Even when she skates around the place of genuine moral identification here, Bunting can't quite reach it:
It is [the] particular combination of individual motivation to kill oneself and the cold ruthlessness to stand among the people one is going to kill before detonating oneself which is hardest to understand.I wouldn't myself think that 'stand[ing] among the people one is going to kill' is the key thing - as if the bombers of civilians on a bus or in a bar, or of children on their way to school, would gain moral points with us if only they planted the bomb and then took off to save their own lives. I would guess that for many the death of a suicide bomber doesn't in fact make the atrocity, or the horror, of his or her act any worse than it otherwise would be.

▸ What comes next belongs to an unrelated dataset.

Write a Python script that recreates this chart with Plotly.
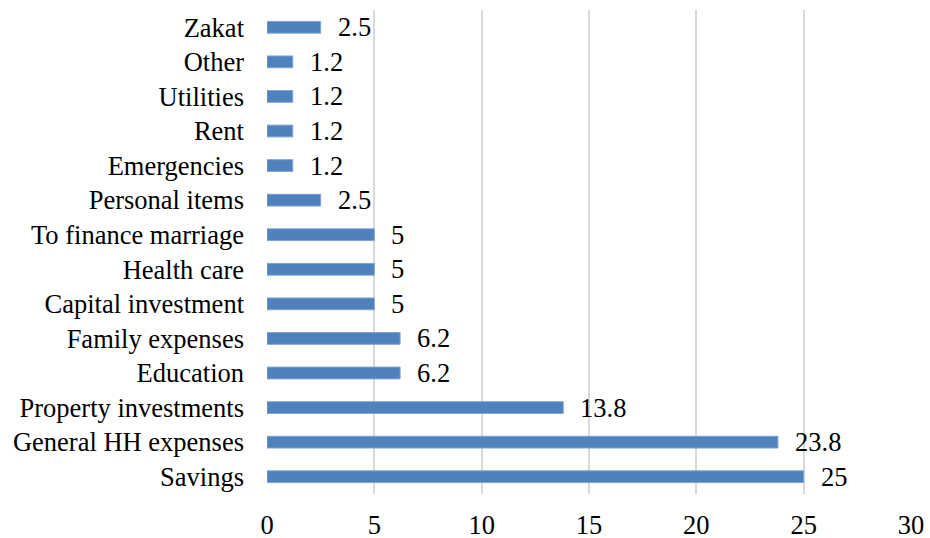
import plotly.graph_objects as go

# Categories listed bottom to top, with their shares
categories = [
    "Savings", "General HH expenses", "Property investments", "Education",
    "Family expenses", "Capital investment", "Health care", "To finance marriage",
    "Personal items", "Emergencies", "Rent", "Utilities", "Other", "Zakat",
]
values = [25, 23.8, 13.8, 6.2, 6.2, 5, 5, 5, 2.5, 1.2, 1.2, 1.2, 1.2, 2.5]
x_ticks = [0, 5, 10, 15, 20, 25, 30]

FONT = "Liberation Serif, Times New Roman, serif"
FSIZE = 26.5

fig = go.Figure(
    go.Bar(
        x=values,
        y=categories,
        orientation="h",
        marker=dict(color="#4F81BD", line=dict(color="#7FA3D3", width=1)),
        width=0.34,
        hoverinfo="x+y",
    )
)

# Value labels to the right of each bar
for cat, val in zip(categories, values):
    fig.add_annotation(
        x=val, y=cat, text=f"{val:g}", showarrow=False,
        xanchor="left", yanchor="middle", xshift=15,
        font=dict(family=FONT, size=FSIZE, color="black"),
    )

fig.update_layout(
    width=930, height=538,
    margin=dict(l=267, r=19, t=10, b=44),
    paper_bgcolor="white", plot_bgcolor="white",
    showlegend=False,
    font=dict(family=FONT, size=FSIZE, color="black"),
)
fig.update_xaxes(
    range=[0, 30], tickvals=x_ticks, showgrid=True, automargin=False,
    gridcolor="#D9D9D9", gridwidth=1.5, zeroline=False, showline=False,
    ticks="", ticklabelstandoff=12,
    tickfont=dict(family=FONT, size=FSIZE, color="black"),
)
fig.update_yaxes(
    type="category", categoryorder="array", categoryarray=categories,
    showgrid=False, zeroline=False, showline=False, ticks="", automargin=False,
    ticklabelstandoff=22,
    tickfont=dict(family=FONT, size=FSIZE, color="black"),
)

fig.write_html("out.html")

Be this as it may, the task Bunting sets herself is to supply a deeper understanding, and to that end we are given simply everything: a radicalised generation in Muslim countries; suicide bombing as an effective tactic against superior US military forces; and that it is the powerful who determine how such events are understood, so that we validate Soviet pilots flying suicide missions against bridges in WWII but not Japanese kamikazes in the same conflict or 'Islamist militants' now. (Notice the casual elision there, in which suicide missions against bridges are smoothly set beside what contemporary suicide bombers do.) And we are given that the idea of 'suicide to serve a set of beliefs is... deeply rooted in history'; and Roman republicanism, Christian martyrdom, 'using your death to bear witness to a cause, without killing others [my emphasis]... [as] when a Buddhist monk set himself on fire in protest against the oppression of Buddhism in Vietnam', and, finally, a 'sense of humiliation and the need to avenge honour'.
These [you see] are concepts which are very difficult for westerners living largely comfortable lives to grasp. Honour is meaningless to us; we have replaced it with a preoccupation with status and self-fulfilment... [N]othing can trump our dedication to the good life of consumer capitalism, and certainly not any system of abstract beliefs. Not having experienced the desperation of oppression, we have little purchase on the extremism it might engender.Except, of course, the good Madeleine, she does grasp all this (for is she not explaining it here to us?), whether because she has herself experienced the desperation of oppression or only because she has the superior insight of her kind. But what Bunting seemingly fails to grasp is that not one of her factors of supposed explanation addresses the thing she really needs to address about suicide bombing, namely, why moral revulsion isn't the right response to the deliberate murder and injury of innocent people in furtherance of a political cause. For it is sacrificing them: depriving them of, or wrecking, their lives, as a mere instrumentality towards some putatively desirable end, which is sometimes remote, sometimes, even, impossible to achieve. It is a crime against those so sacrificed, a crime under international law, and a crime against humanity by codes and conventions now universally recognized.
If you want a convenient contrast with Madeleine Bunting on suicide bombing, you could do worse than to read Naomi Klein, also in yesterday's Guardian. Klein, too, is writing about an activity that falls under the heading of crimes against humanity. She's writing about torture. And like Bunting she's offering an explanation: torture is used, she says, because it spreads fear, because of how effective it is in doing that. It's not often that I agree with Naomi Klein, but in this case she is to be applauded for writing about torture, even in seeking to explain its use, in a straightforwardly condemnatory voice and without any hand-wringing of the kind Madeleine Bunting employs in trying to shift us from our revulsion, our outraged Western sensibility. It's the contrast between understanding while condemning, and 'understanding' to muddy the waters, to condone. But what could possibly account for the difference?
(Some of Bunting's companions in moral 'understanding'. And something I've posted once before, on my old site: 'I have no words to describe the agony'. That, Ms Bunting, is human incomprehension.)